For one reason or other, I am not sure which, I do not find myself dashing to the New Testament Letter to the Hebrews for inspiration or guidance. I’ve heard numerous co-travellers on our Faith Journey declare Hebrews to be a favourite, cherished biblical reading, especially for the space the writer gives to faith in his teaching. Records reveal that in 65 years as a preacher, few sermons have emerged from the Epistle to the Hebrews. I suspect I am in a minority, but do not despair of me, all is not lost. There are two passages in the Letter to the Hebrews that I have turned to from time to time, the inspiration of a number of sermons delivered mainly at a Church Anniversary or All Saints. more often than not concentrated on Hebrews chapter 11.32 to 12.2 or 13.8. In spite of my stance on this Epistle, paradoxically the first is actually one of my favourite passages of Scripture; a beautiful piece and one I need to read or hear again and again: Since we are surrounded by so great a cloud of witnesses, let us run with perseverance the race that is set before us (RSV) or the alternative Since we have such a huge crowd of men and women of faith watching us from the grandstands, let us run…… (Living Bible)
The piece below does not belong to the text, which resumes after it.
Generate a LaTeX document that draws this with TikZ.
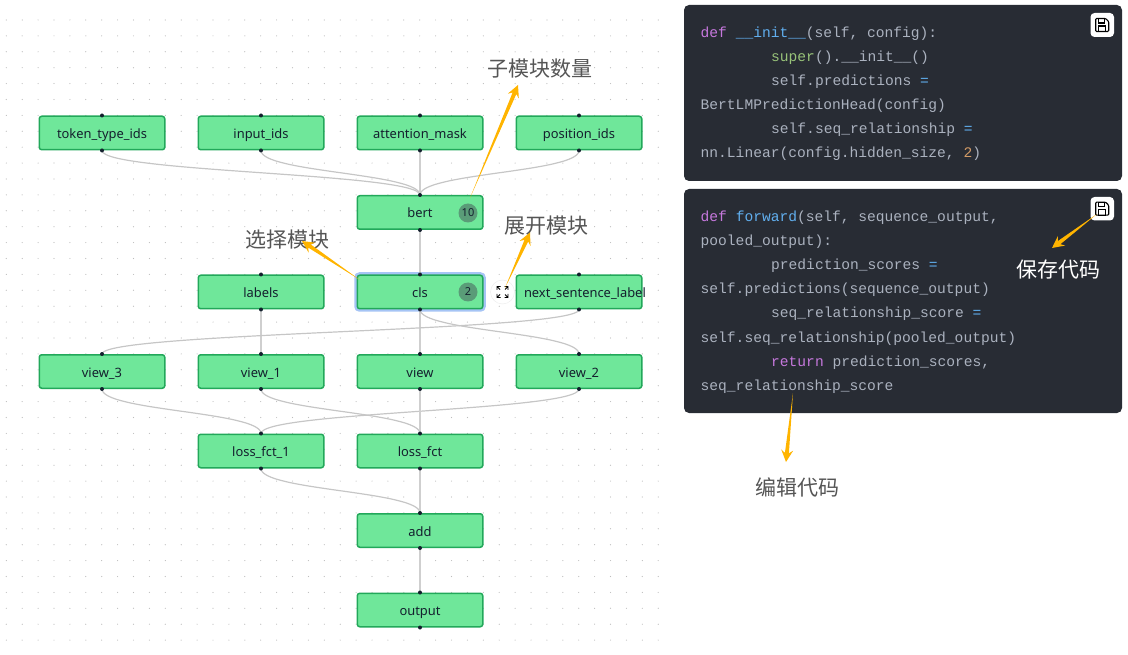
\documentclass[tikz,border=0pt]{standalone}
\usepackage{fontspec}
\setmainfont{Noto Sans}
\setmonofont{Liberation Mono}
\newfontfamily\cjkfont{Noto Sans CJK SC}
\usetikzlibrary{calc}

\definecolor{blockfill}{HTML}{6FE79A}
\definecolor{blockline}{HTML}{22A85A}
\definecolor{blocktext}{HTML}{14202E}
\definecolor{edgegray}{HTML}{C6C6C6}
\definecolor{gridgray}{HTML}{BDBDBD}
\definecolor{haloblue}{HTML}{A6C4F5}
\definecolor{badgegreen}{HTML}{5A9C78}
\definecolor{arrowyellow}{HTML}{FFB400}
\definecolor{notegray}{HTML}{555555}
\definecolor{codebg}{HTML}{282C34}
\definecolor{codetext}{HTML}{ABB2BF}
\definecolor{codekw}{HTML}{C678DD}
\definecolor{codefn}{HTML}{61AFEF}
\definecolor{codebuilt}{HTML}{98C379}
\definecolor{codenum}{HTML}{D19A66}

\newcommand{\kw}[1]{\textcolor{codekw}{#1}}
\newcommand{\fn}[1]{\textcolor{codefn}{#1}}
\newcommand{\yarrow}[2]{%
  \coordinate (hd) at ($(#2)!12pt!(#1)$);
  \coordinate (nk) at ($(#2)!9pt!(#1)$);
  \fill[arrowyellow] (#1) -- ($(nk)!2pt!90:(#2)$) -- ($(hd)!6pt!90:(#2)$) -- (#2)
    -- ($(hd)!6pt!-90:(#2)$) -- ($(nk)!2pt!-90:(#2)$) -- cycle;}

\tikzset{
  block/.style={draw=blockline,fill=blockfill,line width=1.5pt,rounded corners=2.5pt,
    minimum width=125.5pt,minimum height=33.5pt,inner sep=0pt,text=blocktext,
    text height=12pt,text depth=1pt,font=\fontsize{12.9}{15}\selectfont},
  selected/.style={block,preaction={draw=haloblue,line width=6pt}},
  badge/.style={circle,fill=badgegreen,minimum size=19pt,inner sep=0pt,text=blocktext,
    font=\fontsize{11}{13}\selectfont},
  edgeline/.style={draw=edgegray,line width=1.2pt},
  straightline/.style={draw=edgegray!85,line width=1.7pt},
  curved/.style={out=-90,in=90,distance=22pt},
  note/.style={text=notegray,font=\cjkfont\fontsize{21}{24}\selectfont},
  codeline/.style={anchor=base west,inner sep=0pt,text=codetext,
    font=\ttfamily\fontsize{14.6}{24}\selectfont},
  codebox/.style={fill=codebg,rounded corners=5pt},
  savebtn/.style={fill=white,rounded corners=4pt},
  saveicon/.pic={
    \draw[black,line width=1.1pt,rounded corners=1pt] (-6.5,-6.5) -- (3.5,-6.5) -- (6.5,-3.5)
      -- (6.5,6.5) -- (-6.5,6.5) -- cycle;
    \draw[black,line width=1.1pt] (-3.5,-6.5) rectangle (2.5,-2);
    \draw[black,line width=1.1pt] (-3.5,6.5) rectangle (3.5,1);
  },
}

\begin{document}
\begin{tikzpicture}[x=1pt,y=-1pt]
  \useasboundingbox (0,0) rectangle (1128,655);
  % dotted background
  \foreach \i in {0,...,41}
    \foreach \j in {0,...,39}
      \fill[gridgray] ({6.3+15.9*\i},{20+15.9*\j}) circle(0.6);

  % blocks
  \node[block] (token_type_ids) at (102,133) {token\_type\_ids};
  \node[block] (input_ids) at (261,133) {input\_ids};
  \node[block] (attention_mask) at (420,133) {attention\_mask};
  \node[block] (position_ids) at (579,133) {position\_ids};
  \node[block] (bert) at (420,212.5) {bert};
  \node[block] (labels) at (261,292) {labels};
  \node[selected] (cls) at (420,292) {cls};
  \node[block] (next_sentence_label) at (579,292) {\makebox[125pt][l]{\hspace{7.5pt}next\_sentence\_label}};
  \node[block] (view_3) at (102,371.5) {view\_3};
  \node[block] (view_1) at (261,371.5) {view\_1};
  \node[block] (view) at (420,371.5) {view};
  \node[block] (view_2) at (579,371.5) {view\_2};
  \node[block] (loss_fct_1) at (261,451) {loss\_fct\_1};
  \node[block] (loss_fct) at (420,451) {loss\_fct};
  \node[block] (add) at (420,530.5) {add};
  \node[block] (output) at (420,610) {output};

  \node[badge] (bert_count) at (468,213) {10};
  \node[badge] (cls_count) at (468,292) {2};

  % edges
  \draw[edgeline] (token_type_ids.south) to[curved] (bert.north);
  \draw[edgeline] (input_ids.south) to[curved] (bert.north);
  \draw[straightline] (attention_mask.south) -- (bert.north);
  \draw[edgeline] (position_ids.south) to[curved] (bert.north);
  \draw[straightline] (bert.south) -- (cls.north);
  \draw[straightline] (labels.south) -- (view_1.north);
  \draw[straightline] (cls.south) -- (view.north);
  \draw[edgeline] (cls.south) to[curved] (view_2.north);
  \draw[edgeline] (next_sentence_label.south) to[curved] (view_3.north);
  \draw[edgeline] (view_3.south) to[curved] (loss_fct_1.north);
  \draw[edgeline] (view_2.south) to[curved] (loss_fct_1.north);
  \draw[edgeline] (view_1.south) to[curved] (loss_fct.north);
  \draw[straightline] (view.south) -- (loss_fct.north);
  \draw[edgeline] (loss_fct_1.south) to[curved] (add.north);
  \draw[straightline] (loss_fct.south) -- (add.north);
  \draw[straightline] (add.south) -- (output.north);

  % handles
  \foreach \n in {token_type_ids,input_ids,attention_mask,position_ids,bert,labels,cls,
      next_sentence_label,view_3,view_1,view,view_2,loss_fct_1,loss_fct,add,output} {
    \fill[blocktext] (\n.north) circle(2);
    \fill[blocktext] (\n.south) circle(2);
  }

  % expand button
  \node[circle,draw=black!8,fill=white,minimum size=24pt,inner sep=0pt] (expand) at (502.5,292) {};
  \foreach \sx/\sy in {1/1,1/-1,-1/1,-1/-1}
    \draw[black,line width=0.9pt] ($(expand)+({\sx*5.5},{\sy*2})$) -- ($(expand)+({\sx*5.5},{\sy*5.5})$)
      -- ($(expand)+({\sx*2},{\sy*5.5})$)
      ($(expand)+({\sx*5.5},{\sy*5.5})$) -- ($(expand)+({\sx*2.5},{\sy*2.5})$);

  % code panels
  \fill[codebox] (684,5) rectangle (1122,181);
  \fill[codebox] (684,189) rectangle (1122,413);
  \node[codeline] (init_a) at (700.5,38) {\kw{def} \fn{\_\_init\_\_}(self, config):};
  \node[codeline] (init_b) at (771,62) {\textcolor{codebuilt}{super}().\_\_init\_\_()};
  \node[codeline] (init_c) at (771,86) {self.predictions \fn{=}};
  \node[codeline] (init_d) at (700.5,110) {BertLMPredictionHead(config)};
  \node[codeline] (init_e) at (771,134) {self.seq\_relationship \fn{=}};
  \node[codeline] (init_f) at (700.5,158) {nn.Linear(config.hidden\_size, \textcolor{codenum}{2})};
  \node[codeline] (fwd_a) at (700.5,222) {\kw{def} \fn{forward}(self, sequence\_output,};
  \node[codeline] (fwd_b) at (700.5,246) {pooled\_output):};
  \node[codeline] (fwd_c) at (771,270) {prediction\_scores \fn{=}};
  \node[codeline] (fwd_d) at (700.5,294) {self.predictions(sequence\_output)};
  \node[codeline] (fwd_e) at (771,318) {seq\_relationship\_score \fn{=}};
  \node[codeline] (fwd_f) at (700.5,342) {self.seq\_relationship(pooled\_output)};
  \node[codeline] (fwd_g) at (771,366) {\kw{return} prediction\_scores,};
  \node[codeline] (fwd_h) at (700.5,390) {seq\_relationship\_score};

  \fill[savebtn] (1090.5,13) rectangle (1114,37);
  \pic at (1102.2,25) {saveicon};
  \fill[savebtn] (1090.5,197) rectangle (1114,220.5);
  \pic at (1102.2,208.7) {saveicon};

  % notes
  \node[note] (count_note) at (540,68.7) {子模块数量};
  \node[note] (select_note) at (287,239.7) {选择模块};
  \node[note] (expand_note) at (546.5,225.7) {展开模块};
  \node[note,text=white] (save_note) at (1058.5,269.7) {保存代码};
  \node[note] (edit_note) at (797.5,487.7) {编辑代码};

  \coordinate (count_tail) at (470,198);
  \coordinate (count_tip) at (518,85);
  \coordinate (select_tail) at (360,280);
  \coordinate (select_tip) at (302,241);
  \coordinate (expand_tail) at (505,288);
  \coordinate (expand_tip) at (530,232.5);
  \coordinate (save_tail) at (1097,214);
  \coordinate (save_tip) at (1052,248);
  \coordinate (edit_tail) at (793,393);
  \coordinate (edit_tip) at (786,462);
  \yarrow{count_tail}{count_tip}
  \yarrow{select_tail}{select_tip}
  \yarrow{expand_tail}{expand_tip}
  \yarrow{save_tail}{save_tip}
  \yarrow{edit_tail}{edit_tip}
\end{tikzpicture}
\end{document}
The Letter to the Hebrews – like many others – was written at a time when it was dangerous to be a Christian. Some of these early disciples must have been suffering terribly from the ill-consequences of making public their faith in Jesus in a hostile environment. The unknown author of this Letter writes to put heart into those Christians who, threatened with persecution, might easily give up. How did he do it? He reminds them of their heritage. Relates to them the testimony of the great pioneers and stalwarts of faith who, down the centuries, held to their belief in God through thick and thin. So many of them, he has neither time nor space to do more than mention some by name. It is an impressive Roll of Honour. Hopefully, it was what was needed to inspire those to whom the Letter is addressed to run with perseverance the race that was given to them. A Charge with our name on it. We do not need to be reminded that the Church in our country today appears to be losing the argument and there are those in our secular society who seem determined to engineer her demise. But that is nothing: there is a much more severe persecution of Christians in other countries – North Korea, iran and Central Nigeria to name three. But cheer up, press on, the writer to the Hebrews urges, there are all those pioneers who blazed the Way; all those veterans cheering us on (The Message.) Not an idle promise.Message

Looking back at the end of a long preaching ministry, I am reminded of countless times when I was keenly aware of a presence in the grandstand urging me to keep going with determination the race I was given to run – one of “Mr Wesley’s Preachers.” A couple of examples from early days. Dr Norman Snaith taught me Old Testament in College. Speaking to him at the Methodist Conference in Newcastle on the day he became President of the Conference, he asked where I was currently stationed. When I told him I was a minister in Haltwhistle he said “That’s interesting, my old dad was minister there once.” On my way home, I thought of the stories Dr Snaith told us about his dear old dad. I went back to Haltwhistle humbled by the thought of those in whose footsteps I walked. When I went to Thompson Memorial Hall in Sunderland I was told that Dr W E Sangster preached his last sermon from the platform I was to occupy each Sunday, before he was compelled to retire by the illness from which he was not to recover. Whenever I went on to that platform I felt humbled at the thought of the giants who had climbed those steps before me.

We have this large crowd of witnesses cheering us on in our Journey of Faith, but none would claim the sole, the major credit for taking us past the winning line. Run with eyes fixed upon Jesus who began and finished the race we are on. And it is the same, unknown writer who, in chapter 13:8 turns the command into a promise. Jesus Christ is the same yesterday, today and forever.